Like Australia’s 6-1 drubbing of The Netherlands in the hockey World Cup, a result that would place coaches in a better position with administrators to sign new and more financially rewarding contracts. But for the coach with a difference, it was the ‘final full stop to coaching”. “I could have gone to the Commonwealth Games but that would have been self-indulgent. Why shouldn’t my assistant coaches take over, isn’t it good for them? I thought about it during the tournament, I was just about exhausted by it. I have two children at school and I want to spend time with them.”
On the India connection
I opened the batting against India when they were at Perth in the 70s to play Western Australia.
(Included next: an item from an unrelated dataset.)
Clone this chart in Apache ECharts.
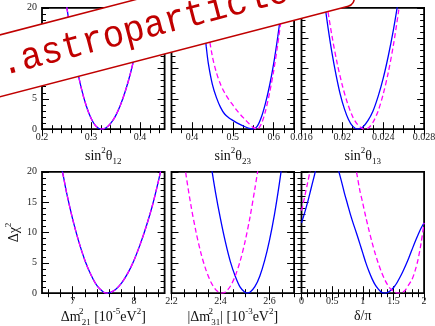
<!DOCTYPE html>
<html>
<head>
<meta charset="UTF-8">
<title>Oscillation parameter profiles</title>
<style>
  * { margin: 0; padding: 0; }
  body { background: #fff; }
  #chart { width: 435px; height: 326px; }
</style>
<script src="https://cdn.jsdelivr.net/npm/echarts@6/dist/echarts.min.js"></script>
</head>
<body>
<div id="chart"></div>
<script>
// sin^2 theta12 (both orderings coincide)
const s12X  = [0.245, 0.25, 0.26, 0.27, 0.28, 0.29, 0.30, 0.31, 0.321, 0.33, 0.34, 0.35, 0.36, 0.37, 0.38, 0.39, 0.40, 0.41, 0.415];
const s12NO = [22.7, 20.4, 15.1, 10.6, 6.8, 3.9, 1.8, 0.5, 0, 0.2, 0.95, 2.2, 4.0, 6.3, 9.1, 12.5, 16.4, 20.8, 23.2];
const s12IO = [22.7, 20.4, 15.1, 10.6, 6.8, 3.9, 1.8, 0.5, 0, 0.2, 0.95, 2.2, 4.0, 6.3, 9.1, 12.5, 16.4, 20.8, 23.2];

// sin^2 theta23
const s23XNO = [0.42, 0.425, 0.43, 0.435, 0.44, 0.45, 0.46, 0.47, 0.48, 0.49, 0.50, 0.51, 0.52, 0.53, 0.54, 0.55, 0.56, 0.57, 0.58, 0.59, 0.60, 0.61, 0.62, 0.625];
const s23NO  = [23.5, 20.5, 16.8, 13.6, 10.9, 7.4, 5.2, 3.6, 2.5, 1.9, 1.45, 1.05, 0.7, 0.4, 0.15, 0, 0.5, 2.0, 4.3, 7.2, 10.8, 15.2, 20.3, 23.2];
const s23XIO = [0.43, 0.435, 0.44, 0.45, 0.46, 0.47, 0.48, 0.49, 0.50, 0.51, 0.52, 0.53, 0.54, 0.55, 0.56, 0.57, 0.58, 0.59, 0.60, 0.61, 0.62, 0.625];
const s23IO  = [23.5, 20.3, 16.2, 12.0, 9.3, 7.4, 6.0, 4.9, 4.0, 3.1, 2.3, 1.6, 0.9, 0.3, 0, 0.9, 3.0, 6.0, 9.6, 14.0, 19.0, 21.8];

// sin^2 theta13
const s13XNO = [0.018, 0.0182, 0.0186, 0.019, 0.0194, 0.0198, 0.0202, 0.0206, 0.021, 0.0215, 0.022, 0.0225, 0.023, 0.0235, 0.024, 0.0245, 0.025, 0.0254, 0.0256];
const s13NO  = [24.3, 21.6, 16.7, 12.4, 8.8, 5.7, 3.35, 1.6, 0.5, 0, 0.35, 1.4, 3.0, 5.4, 8.4, 12.1, 16.4, 20.4, 22.5];
const s13XIO = [0.0182, 0.0185, 0.019, 0.0195, 0.02, 0.0205, 0.021, 0.0215, 0.022, 0.0222, 0.0226, 0.023, 0.0235, 0.024, 0.0245, 0.025, 0.0255, 0.0258];
const s13IO  = [24.5, 20.4, 15.2, 10.8, 7.2, 4.3, 2.1, 0.73, 0.06, 0, 0.28, 1.14, 3.0, 5.8, 9.4, 13.9, 19.4, 23.0];

// dm21^2 [1e-5 eV^2] (both orderings coincide)
const dm21X  = [6.78, 6.85, 6.9, 7.0, 7.1, 7.2, 7.3, 7.4, 7.5, 7.55, 7.6, 7.7, 7.8, 7.9, 8.0, 8.1, 8.2, 8.3, 8.4, 8.46];
const dm21NO = [22.5, 19.2, 16.6, 12.2, 8.5, 5.4, 3.0, 1.2, 0.2, 0, 0.05, 0.6, 1.7, 3.3, 5.4, 8.0, 11.0, 14.4, 18.5, 21.3];
const dm21IO = [22.5, 19.2, 16.6, 12.2, 8.5, 5.4, 3.0, 1.2, 0.2, 0, 0.05, 0.6, 1.7, 3.3, 5.4, 8.0, 11.0, 14.4, 18.5, 21.3];

// |dm31^2| [1e-3 eV^2]
const dm31XNO = [2.35, 2.36, 2.38, 2.40, 2.42, 2.44, 2.46, 2.48, 2.50, 2.508, 2.52, 2.54, 2.56, 2.58, 2.60, 2.62, 2.64, 2.655];
const dm31NO  = [24.5, 21.5, 16.5, 12.2, 8.4, 5.2, 2.8, 1.0, 0.1, 0, 0.15, 1.07, 2.8, 5.4, 8.8, 13.0, 18.1, 22.5];
const dm31XIO = [2.245, 2.26, 2.28, 2.30, 2.32, 2.34, 2.36, 2.38, 2.40, 2.405, 2.42, 2.44, 2.46, 2.48, 2.50, 2.52, 2.54, 2.555];
const dm31IO  = [23.8, 19.3, 14.3, 10.1, 6.6, 3.9, 1.9, 0.6, 0.02, 0, 0.2, 1.15, 2.85, 5.3, 8.5, 12.5, 17.2, 21.0];

// delta / pi
const cpXNO = [0, 0.05, 0.1, 0.15, 0.2, 0.25, 0.3, 0.4, 0.5, 0.55, 0.6, 0.65, 0.7, 0.75, 0.8, 0.85, 0.9, 0.95, 1.0, 1.05, 1.1, 1.15, 1.2, 1.25, 1.3, 1.35, 1.4, 1.45, 1.5, 1.55, 1.6, 1.65, 1.7, 1.75, 1.8, 1.85, 1.9, 1.95, 2.0];
const cpNO  = [11.6, 13.2, 15.0, 17.0, 19.0, 21.0, 22.5, 24.0, 23.5, 22.3, 20.4, 18.5, 16.5, 14.7, 12.9, 11.3, 9.8, 8.2, 6.6, 5.0, 3.6, 2.4, 1.4, 0.7, 0.2, 0, 0.1, 0.4, 0.9, 1.6, 2.5, 3.5, 4.6, 5.8, 7.1, 8.4, 9.6, 10.7, 11.6];
const cpXIO = [0, 0.05, 0.1, 0.15, 0.2, 0.3, 0.5, 0.7, 0.8, 0.85, 0.9, 0.95, 1.0, 1.05, 1.1, 1.15, 1.2, 1.25, 1.3, 1.35, 1.4, 1.45, 1.5, 1.55, 1.6, 1.65, 1.7, 1.75, 1.8, 1.85, 1.9, 1.95, 2.0];
const cpIO  = [13.6, 15.8, 18.2, 20.6, 23.0, 26.0, 28.0, 26.0, 24.0, 21.8, 19.8, 17.0, 14.8, 12.5, 10.4, 8.4, 6.6, 5.0, 3.6, 2.4, 1.45, 0.75, 0.3, 0.05, 0, 0.15, 0.6, 1.4, 2.2, 3.6, 5.5, 8.2, 11.6];

// axes
const xMin = [0.2, 0.35, 0.016, 6.5, 2.2, 0];
const xMax = [0.45, 0.65, 0.028, 8.5, 2.7, 2];
const xTickLabels = [[0.2, 0.3, 0.4], [0.4, 0.5, 0.6], [0.016, 0.02, 0.024, 0.028], [7, 8], [2.2, 2.4, 2.6], [0, 0.5, 1, 1.5, 2]];
const xMinorStep = [0.02, 0.025, 0.001, 0.2, 0.05, 0.1];
const yTickLabels = [0, 5, 10, 15, 20];
const yMinorStep = 1;

const xNames = [
  '{i|sin}{s|2}{i|θ}{b|12}',
  '{i|sin}{s|2}{i|θ}{b|23}',
  '{i|sin}{s|2}{i|θ}{b|13}',
  '{i|Δm}{s0|2}{b|21}{i| [10}{s|-5}{i|eV}{s|2}{i|]}',
  '{i||Δm}{s0|2}{b|31}{i|| [10}{s|-3}{i|eV}{s|2}{i|]}',
  '{i|δ/π}'
];

const panels = [
  [s12X, s12NO, s12X, s12IO],
  [s23XNO, s23NO, s23XIO, s23IO],
  [s13XNO, s13NO, s13XIO, s13IO],
  [dm21X, dm21NO, dm21X, dm21IO],
  [dm31XNO, dm31NO, dm31XIO, dm31IO],
  [cpXNO, cpNO, cpXIO, cpIO]
];

const colLeft = [42, 171.5, 301.5];
const rowTop = [7.8, 171.8];
const boxW = 122.6, boxH = 121.4;
const serif = 'Liberation Serif';

function steps(min, max, step) {
  const out = [];
  for (let k = Math.ceil(min / step - 1e-9); k * step <= max + 1e-9; k++) out.push(+(k * step).toFixed(6));
  return out;
}
const fmt = v => String(parseFloat((+v).toFixed(4)));

const rich = {
  i: { fontSize: 14, fontFamily: serif, color: '#111', lineHeight: 20 },
  s: { fontSize: 9, fontFamily: serif, color: '#111', lineHeight: 10, verticalAlign: 'top' },
  s0: { fontSize: 9, fontFamily: serif, color: '#111', lineHeight: 10, verticalAlign: 'top', width: 1 },
  b: { fontSize: 9, fontFamily: serif, color: '#111', lineHeight: 10, verticalAlign: 'bottom' }
};

const grid = [], xAxis = [], yAxis = [], series = [];

function tickAxis(gi, pos, min, max, values, len, extra) {
  return Object.assign({
    type: 'value', gridIndex: gi, position: pos, min, max,
    axisLine: { show: false }, splitLine: { show: false },
    axisTick: { show: true, inside: true, length: len, customValues: values, lineStyle: { color: '#000', width: 1 } },
    axisLabel: { show: false }
  }, extra || {});
}

panels.forEach((p, i) => {
  const row = Math.floor(i / 3), col = i % 3;
  grid.push({
    left: colLeft[col], top: rowTop[row], width: boxW, height: boxH,
    show: true, borderColor: '#000', borderWidth: 1.8, backgroundColor: 'transparent',
    containLabel: false, outerBoundsMode: 'none'
  });
  const xMinor = steps(xMin[i], xMax[i], xMinorStep[i]);
  xAxis.push(tickAxis(i, 'bottom', xMin[i], xMax[i], xTickLabels[i], 7, {
    axisLabel: { show: true, customValues: xTickLabels[i], formatter: fmt, fontSize: 10, fontFamily: serif, color: '#222', margin: 3 },
    name: xNames[i], nameLocation: 'middle', nameGap: row === 0 ? 17 : 13,
    nameTextStyle: { rich }
  }));
  xAxis.push(tickAxis(i, 'bottom', xMin[i], xMax[i], xMinor, 4));
  xAxis.push(tickAxis(i, 'top', xMin[i], xMax[i], xTickLabels[i], 7));
  xAxis.push(tickAxis(i, 'top', xMin[i], xMax[i], xMinor, 4));

  const yMinor = steps(0, 20, yMinorStep);
  const yExtra = col === 0 ? {
    axisLabel: { show: true, customValues: yTickLabels, formatter: fmt, fontSize: 10, fontFamily: serif, color: '#222', margin: 5 }
  } : {};
  if (i === 3) Object.assign(yExtra, {
    name: '{i|Δχ}{s|2}', nameLocation: 'middle', nameRotate: 90, nameGap: 18, nameTextStyle: { rich }
  });
  yAxis.push(tickAxis(i, 'left', 0, 20, yTickLabels, 7, yExtra));
  yAxis.push(tickAxis(i, 'left', 0, 20, yMinor, 4));
  yAxis.push(tickAxis(i, 'right', 0, 20, yTickLabels, 7));
  yAxis.push(tickAxis(i, 'right', 0, 20, yMinor, 4));

  series.push({
    type: 'line', xAxisIndex: 4 * i, yAxisIndex: 4 * i, showSymbol: false, smooth: 0.3,
    data: p[0].map((x, k) => [x, p[1][k]]),
    lineStyle: { color: '#0000ff', width: 1.3 }, z: 3
  });
  series.push({
    type: 'line', xAxisIndex: 4 * i, yAxisIndex: 4 * i, showSymbol: false, smooth: 0.3,
    data: p[2].map((x, k) => [x, p[3][k]]),
    lineStyle: { color: '#ff00ff', width: 1.3, type: [5, 3] }, z: 4
  });
});

const chart = echarts.init(document.getElementById('chart'), null, { renderer: 'canvas' });
chart.setOption({
  animation: false,
  backgroundColor: '#fff',
  grid, xAxis, yAxis, series,
  graphic: [{
    type: 'group', x: 0, y: 65.85, rotation: 0.2545, z: 100, zlevel: 1,
    children: [
      { type: 'rect', z: 100, zlevel: 1, shape: { x: -200, y: -30, width: 560, height: 60, r: 8 },
        style: { fill: '#fff', stroke: '#c00000', lineWidth: 1.5 } },
      { type: 'text', z: 101, zlevel: 1, x: -63, y: 0, scaleX: 0.93,
        style: { text: 'www.astroparticles.es', font: '38px "Liberation Mono"', fill: '#c00000', verticalAlign: 'middle', align: 'left' } }
    ]
  }]
});
window.addEventListener('resize', () => chart.resize());
</script>
</body>
</html>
I can’t remember who their opening bowlers were because they were not significant. You had Prasanna, Bedi, Venkat and Chandrashekhar …. They had four very good spin bowlers. I got out to Prasana, I was on 95, trying to sweep and top edge. That was India, they had spin bowling but they didn’t have anything else. Now they have much better pace bowlers, their batsmen are much better in playing pace bowling. Indians are more athletic and that’s the influence of the one-day game. Their running between the wickets is better, their fielding is better. These are the areas where India has made fair bit of progress. And now they have a couple of fast bowlers who bowl 140 kph so they have a pretty good balanced team.
On not being a big fan of flair
I am not a fan of flair. I like to see good skill. Flair is what we call superior practice skill. When you see someone, you know that he has practiced it. He has done the same thing before. So I just see it as an expression of superior skill not as anything else. You should have the chutzpah to do it. Shot that Williamson played to win the match (against Australia). It is a brave shot but it is also beautiful skill. The execution. Virat Kohli can play all the shots, putting them in context, I don’t think that is playing with flair, he does that because he has practiced them. He has spent a lifetime getting brilliant at them. Was Murali a bowler with flair, no he had variety and he could do it very well. The best thing about Warne’s bowling was his accuracy. That allowed him to do all the other things.
On joking with Sardar Singh once that he should play for Australia.
Of course, not. But if you ask me if Sardar was born in Australia would you select him, I would say, “of course.”
On being called a miracle-man
I think people get carried away. Coaches get too much credit when their team does well and get too much blame when the team doesn’t do well. When at the end it is the players who make all the critical judgements. Coaches’ role is to prepare them for that. The very best players still need coaching. They still slip into errors. They make mistakes, their technique varies they need looking at and direction. Everybody needs it. If you think you don’t, it’s time to finish.